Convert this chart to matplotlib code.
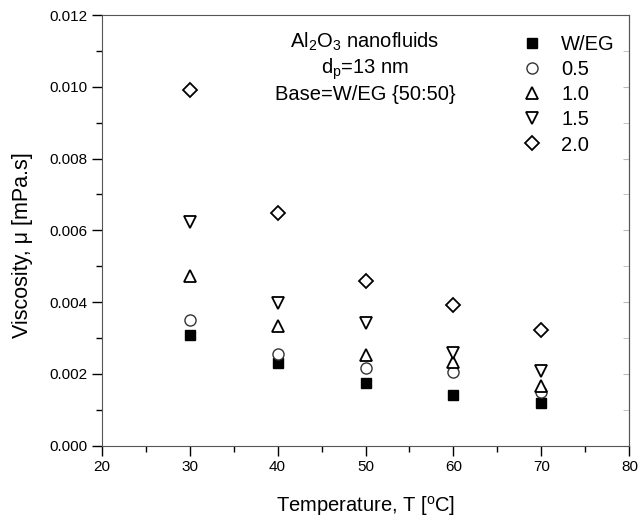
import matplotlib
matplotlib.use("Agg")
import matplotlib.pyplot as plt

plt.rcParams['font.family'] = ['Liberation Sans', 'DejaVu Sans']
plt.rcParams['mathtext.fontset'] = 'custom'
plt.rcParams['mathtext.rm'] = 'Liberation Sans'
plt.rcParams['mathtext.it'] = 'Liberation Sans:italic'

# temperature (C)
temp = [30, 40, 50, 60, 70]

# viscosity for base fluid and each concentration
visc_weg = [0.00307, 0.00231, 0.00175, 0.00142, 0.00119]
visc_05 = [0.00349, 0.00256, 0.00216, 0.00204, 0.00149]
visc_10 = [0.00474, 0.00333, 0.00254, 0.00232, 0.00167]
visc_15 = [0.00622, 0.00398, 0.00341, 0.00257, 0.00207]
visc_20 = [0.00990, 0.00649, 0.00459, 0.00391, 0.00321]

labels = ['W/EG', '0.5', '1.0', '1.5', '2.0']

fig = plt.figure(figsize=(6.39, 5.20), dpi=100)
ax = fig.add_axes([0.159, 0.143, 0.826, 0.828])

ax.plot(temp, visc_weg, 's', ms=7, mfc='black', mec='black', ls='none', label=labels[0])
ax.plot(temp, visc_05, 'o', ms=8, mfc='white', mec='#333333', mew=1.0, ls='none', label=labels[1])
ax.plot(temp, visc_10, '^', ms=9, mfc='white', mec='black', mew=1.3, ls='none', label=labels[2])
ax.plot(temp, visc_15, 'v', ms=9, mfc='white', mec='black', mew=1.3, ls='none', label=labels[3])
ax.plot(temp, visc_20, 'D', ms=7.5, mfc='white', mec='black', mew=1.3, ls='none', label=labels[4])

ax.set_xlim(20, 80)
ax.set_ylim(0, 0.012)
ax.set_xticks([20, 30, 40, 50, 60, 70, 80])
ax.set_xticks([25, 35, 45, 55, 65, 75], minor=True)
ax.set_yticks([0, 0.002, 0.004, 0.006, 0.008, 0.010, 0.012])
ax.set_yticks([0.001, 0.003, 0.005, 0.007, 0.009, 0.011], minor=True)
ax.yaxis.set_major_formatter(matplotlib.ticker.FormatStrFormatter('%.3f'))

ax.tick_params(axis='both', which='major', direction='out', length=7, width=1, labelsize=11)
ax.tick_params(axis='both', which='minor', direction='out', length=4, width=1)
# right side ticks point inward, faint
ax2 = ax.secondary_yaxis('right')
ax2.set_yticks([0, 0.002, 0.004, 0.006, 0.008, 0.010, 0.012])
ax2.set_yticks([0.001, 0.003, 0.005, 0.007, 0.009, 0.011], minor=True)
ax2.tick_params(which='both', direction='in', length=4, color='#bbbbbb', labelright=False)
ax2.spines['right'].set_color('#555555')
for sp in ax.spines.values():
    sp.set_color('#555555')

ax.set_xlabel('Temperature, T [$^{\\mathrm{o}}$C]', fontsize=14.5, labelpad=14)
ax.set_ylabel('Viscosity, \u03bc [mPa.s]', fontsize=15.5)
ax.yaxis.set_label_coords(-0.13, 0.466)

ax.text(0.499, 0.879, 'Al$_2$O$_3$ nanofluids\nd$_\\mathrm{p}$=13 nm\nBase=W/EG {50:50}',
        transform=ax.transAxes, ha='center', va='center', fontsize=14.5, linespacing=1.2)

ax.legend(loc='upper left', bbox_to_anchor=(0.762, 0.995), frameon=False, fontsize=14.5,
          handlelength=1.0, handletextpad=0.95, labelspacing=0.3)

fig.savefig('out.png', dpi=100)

Your objective ▸ Set the lines above down again, word for word, from the first through the one containing "mew=1.3, ls='none', label=labels[4])"; pictures excluded.

Answer to this exercise ▸
Convert this chart to matplotlib code.
import matplotlib
matplotlib.use("Agg")
import matplotlib.pyplot as plt

plt.rcParams['font.family'] = ['Liberation Sans', 'DejaVu Sans']
plt.rcParams['mathtext.fontset'] = 'custom'
plt.rcParams['mathtext.rm'] = 'Liberation Sans'
plt.rcParams['mathtext.it'] = 'Liberation Sans:italic'

# temperature (C)
temp = [30, 40, 50, 60, 70]

# viscosity for base fluid and each concentration
visc_weg = [0.00307, 0.00231, 0.00175, 0.00142, 0.00119]
visc_05 = [0.00349, 0.00256, 0.00216, 0.00204, 0.00149]
visc_10 = [0.00474, 0.00333, 0.00254, 0.00232, 0.00167]
visc_15 = [0.00622, 0.00398, 0.00341, 0.00257, 0.00207]
visc_20 = [0.00990, 0.00649, 0.00459, 0.00391, 0.00321]

labels = ['W/EG', '0.5', '1.0', '1.5', '2.0']

fig = plt.figure(figsize=(6.39, 5.20), dpi=100)
ax = fig.add_axes([0.159, 0.143, 0.826, 0.828])

ax.plot(temp, visc_weg, 's', ms=7, mfc='black', mec='black', ls='none', label=labels[0])
ax.plot(temp, visc_05, 'o', ms=8, mfc='white', mec='#333333', mew=1.0, ls='none', label=labels[1])
ax.plot(temp, visc_10, '^', ms=9, mfc='white', mec='black', mew=1.3, ls='none', label=labels[2])
ax.plot(temp, visc_15, 'v', ms=9, mfc='white', mec='black', mew=1.3, ls='none', label=labels[3])
ax.plot(temp, visc_20, 'D', ms=7.5, mfc='white', mec='black', mew=1.3, ls='none', label=labels[4])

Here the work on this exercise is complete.